Annie P. S. Wong, Susan E. Wijffels, Stephen C. Riser, Sylvie Pouliquen, Shigeki Hosoda, Dean Roemmich, et al.

SYSTEMATIC REVIEW ARTICLE published in Frontiers in Marine Science, SEP 2020

In the past two decades, the Argo Program has collected, processed, and distributed over two million vertical profiles of temperature and salinity from the upper two kilometers of the global ocean. A similar number of subsurface velocity observations near 1,000 dbar have also been collected. This paper recounts the history of the global Argo Program, from its aspiration arising out of the World Ocean Circulation Experiment, to the development and implementation of its instrumentation and telecommunication systems, and the various technical problems encountered.

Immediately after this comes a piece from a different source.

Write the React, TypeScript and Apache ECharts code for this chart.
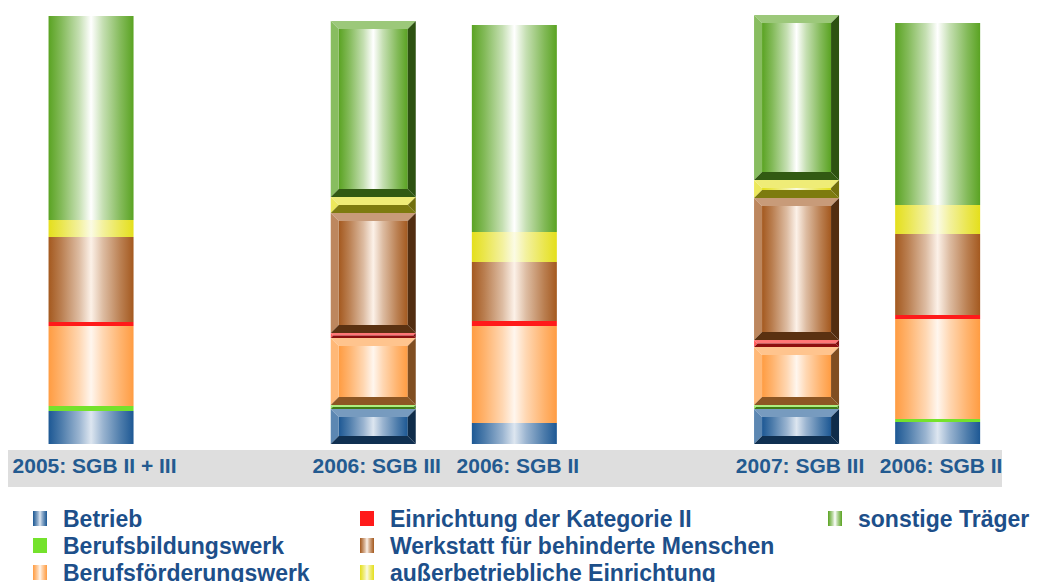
import React, { useEffect, useRef } from 'react';
import * as echarts from 'echarts';

// Category slots (empty strings are spacing slots without bars)
const categories = ['2005: SGB II + III', '', '2006: SGB III', '2006: SGB II', '', '2007: SGB III', '2006: SGB II'];

const seriesNames = [
  'Betrieb',
  'Berufsbildungswerk',
  'Berufsförderungswerk',
  'Einrichtung der Kategorie II',
  'Werkstatt für behinderte Menschen',
  'außerbetriebliche Einrichtung',
  'sonstige Träger',
];

// Segment sizes per slot (arbitrary units)
const betrieb = [33, null, 35, 21, null, 35, 22];
const berufsbildungswerk = [5, null, 4, 0, null, 4, 3];
const berufsfoerderungswerk = [80, null, 67, 97, null, 58, 100];
const kategorieII = [4, null, 5, 5, null, 7, 4];
const werkstatt = [85, null, 120, 59, null, 142, 81];
const ausserbetrieblich = [17, null, 16, 30, null, 18, 29];
const sonstige = [204, null, 176, 207, null, 165, 182];

const seriesValues = [betrieb, berufsbildungswerk, berufsfoerderungswerk, kategorieII, werkstatt, ausserbetrieblich, sonstige];

// style: slots drawn with bevelled 3D look
const BEVEL_SLOTS = [2, 5];
const EDGE = ['#1d5894', '#74e22c', '#ff9c42', '#ff1a1a', '#a4591f', '#e4df1c', '#5aa322'];
const CENTER = ['#dde6f0', null, '#fff6ee', null, '#fcf1e8', '#fbfbe4', '#ffffff'];
const BAR_W = 85;
const CH = 620; // chart div height (page shows the top 582px)

function hexToRgb(h: string) {
  const n = parseInt(h.slice(1), 16);
  return [(n >> 16) & 255, (n >> 8) & 255, n & 255];
}
function mix(a: string, b: string, t: number) {
  const A = hexToRgb(a), B = hexToRgb(b);
  const c = A.map((v, i) => Math.round(v + (B[i] - v) * t));
  return 'rgb(' + c.join(',') + ')';
}
function fillFor(i: number) {
  const edge = EDGE[i];
  const center = CENTER[i];
  if (!center) return edge;
  return new echarts.graphic.LinearGradient(0, 0, 1, 0, [
    { offset: 0, color: edge },
    { offset: 0.15, color: mix(edge, center, 0.25) },
    { offset: 0.36, color: mix(edge, center, 0.65) },
    { offset: 0.5, color: center },
    { offset: 0.64, color: mix(edge, center, 0.65) },
    { offset: 0.85, color: mix(edge, center, 0.25) },
    { offset: 1, color: edge },
  ]);
}

export default function App() {
  const ref = useRef<HTMLDivElement>(null);
  useEffect(() => {
    if (!ref.current) return;
    const chart = echarts.init(ref.current, undefined, { renderer: 'svg' });

    const barSeries = seriesNames.map((name, i) => ({
      name,
      type: 'bar',
      stack: 'total',
      barWidth: BAR_W,
      silent: true,
      data: seriesValues[i].map((v, k) => (BEVEL_SLOTS.includes(k) ? null : v)),
      itemStyle: { color: fillFor(i) },
      emphasis: { disabled: true },
    }));

    const bevelData: number[][] = [];
    BEVEL_SLOTS.forEach((slot) => {
      let cum = 0;
      seriesValues.forEach((arr, i) => {
        const v = arr[slot] as number;
        if (v > 0) {
          bevelData.push([slot, cum, cum + v, i]);
          cum += v;
        }
      });
    });

    const customSeries = {
      name: '3D',
      type: 'custom',
      silent: true,
      encode: { x: 0, y: [1, 2] },
      data: bevelData,
      renderItem: (params: any, api: any) => {
        const slot = api.value(0);
        const y0 = api.value(1);
        const y1 = api.value(2);
        const idx = api.value(3);
        const pb = api.coord([slot, y0]);
        const pt = api.coord([slot, y1]);
        const L = pb[0] - BAR_W / 2;
        const R = L + BAR_W;
        const B = pb[1];
        const T = pt[1];
        const h = B - T;
        const b = Math.min(8, h / 2);
        const edge = EDGE[idx];
        const topC = mix(edge, '#ffffff', 0.4);
        const leftC = mix(edge, '#ffffff', 0.28);
        const rightC = mix(edge, '#000000', 0.5);
        const botC = mix(edge, '#000000', 0.45);
        const children: any[] = [];
        if (h - 2 * b > 0.5) {
          children.push({
            type: 'rect',
            shape: { x: L + b, y: T + b, width: BAR_W - 2 * b, height: h - 2 * b },
            style: { fill: fillFor(idx) },
          });
        }
        children.push({
          type: 'polygon',
          shape: { points: [[L, T], [R, T], [R - b, T + b], [L + b, T + b]] },
          style: { fill: topC },
        });
        children.push({
          type: 'polygon',
          shape: { points: [[L, T], [L + b, T + b], [L + b, B - b], [L, B]] },
          style: { fill: leftC },
        });
        children.push({
          type: 'polygon',
          shape: { points: [[R, T], [R, B], [R - b, B - b], [R - b, T + b]] },
          style: { fill: rightC },
        });
        children.push({
          type: 'polygon',
          shape: { points: [[L, B], [R, B], [R - b, B - b], [L + b, B - b]] },
          style: { fill: botC },
        });
        return { type: 'group', children };
      },
    };

    const legendCommon = {
      orient: 'vertical',
      padding: 0,
      itemWidth: 14,
      itemHeight: 15,
      itemGap: 4,
      icon: 'rect',
      selectedMode: false,
      textStyle: {
        fontFamily: 'Liberation Sans',
        fontWeight: 'bold',
        fontSize: 23,
        lineHeight: 23,
        color: '#1d4f8a',
        padding: [0, 0, 0, 11],
      },
    };

    chart.setOption({
      animation: false,
      backgroundColor: '#ffffff',
      grid: { left: 20.5, right: 30.8, top: 4, bottom: CH - 444, outerBoundsMode: 'none', containLabel: false },
      xAxis: {
        type: 'category',
        data: categories,
        axisLine: { show: false },
        axisTick: { show: false },
        splitLine: { show: false },
        axisLabel: {
          interval: 0,
          margin: 11,
          fontFamily: 'Liberation Sans',
          fontWeight: 'bold',
          fontSize: 21,
          lineHeight: 20,
          color: '#235a90',
          padding: [0, 0, 0, 7],
        },
      },
      yAxis: { type: 'value', min: 0, max: 440, show: false },
      legend: [
        { ...legendCommon, left: 33, top: 507, data: seriesNames.slice(0, 3) },
        { ...legendCommon, left: 360, top: 507, data: seriesNames.slice(3, 6) },
        { ...legendCommon, left: 828, top: 507, data: seriesNames.slice(6) },
      ],
      graphic: [
        {
          type: 'rect',
          z: -10,
          silent: true,
          shape: { x: 8, y: 450, width: 994, height: 37 },
          style: { fill: '#dedede' },
        },
      ],
      series: [...barSeries, customSeries],
    });

    return () => chart.dispose();
  }, []);

  return <div ref={ref} style={{ position: 'fixed', left: 0, top: 0, width: 1039, height: CH }} />;
}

We describe the Argo data system and its quality control procedures, and the gradual changes in the vertical resolution and spatial coverage of Argo data from 1999 to 2019. The accuracies of the float data have been assessed by comparison with high-quality shipboard measurements, and are concluded to be 0.002°C for temperature, 2.4 dbar for pressure, and 0.01 PSS-78 for salinity, after delayed-mode adjustments. Finally, the challenges faced by the vision of an expanding Argo Program beyond 2020 are discussed.

Fig. A schematic illustration of the standard Argo “park-and-profile” mission. The surface interval of ~20 min is applicable to floats that use Iridium satellite communication; floats that use ARGOS satellite communication require surface interval of several hours for data telemetry.